Hi! I hope no one minds if I peek in here and see what my simple question generated! Actually, because the topic got pushed down the page by others, I didn't realize until now that the Sir Thomas/Antigua/slavery issue was still going on.
Anyway, I have found this discussion very interesting. I am from the United States, where slavery is usually taught as the country's Original Sin, it is interesting to see a slightly different point of view from other English-speaking countries. However, while this may be an American prejudice on my part, I do tend to agree mostly with Linden's very-anti-slavery POV.
The "other poor/oppressed people suffered horribly too" argument, doesn't matter to my belief that slavery itself, the idea that a human being could be owned, bought and sold at a whim, is wrong. It almost sounds to me like some people think that if the masters had treated their slaves well, then slavery wouldn't have been a problem. I am not saying other labor practices aren't immoral too, but that doesn't make slavery any more moral.
Not that this is a new argument, though...I read Uncle Tom's Cabin, which is an anti-slavery story, and Tom's second master (he has three in the course of the novel) is portrayed as a "good" slave owner. He defends slavery to a Northerner by saying that factory workers in the North suffer terribly, and their bosses don't care a whit about their workers, while many slave owners actually do care about their slaves and provide for them. But this man dies, and Uncle Tom is sold to a "bad master" who beats him to death. So far, the book could be taken as just as saying mistreating slaves is bad. But in the end, the son of Tom's original owner decides to free all of his slaves, even though he is also a "good" slave owner, he decides that is not good enough.

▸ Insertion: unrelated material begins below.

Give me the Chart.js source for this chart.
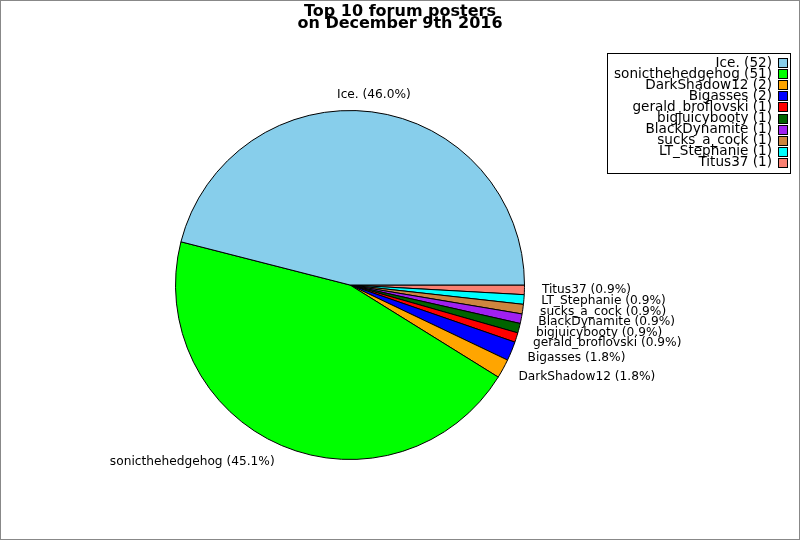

I agree, however, with the contention that the act of owning slaves does not make an entire person evil. The United States has often had problems with how to look at historical figures who are seen as mostly "good", yet owned slaves. Thomas Jefferson is probably the most controversial figure, because he wrote many documents supporting freedom and liberty, yet was a slave owner, accused in his lifetime of things like having an affair with a slave and selling his own children, etc.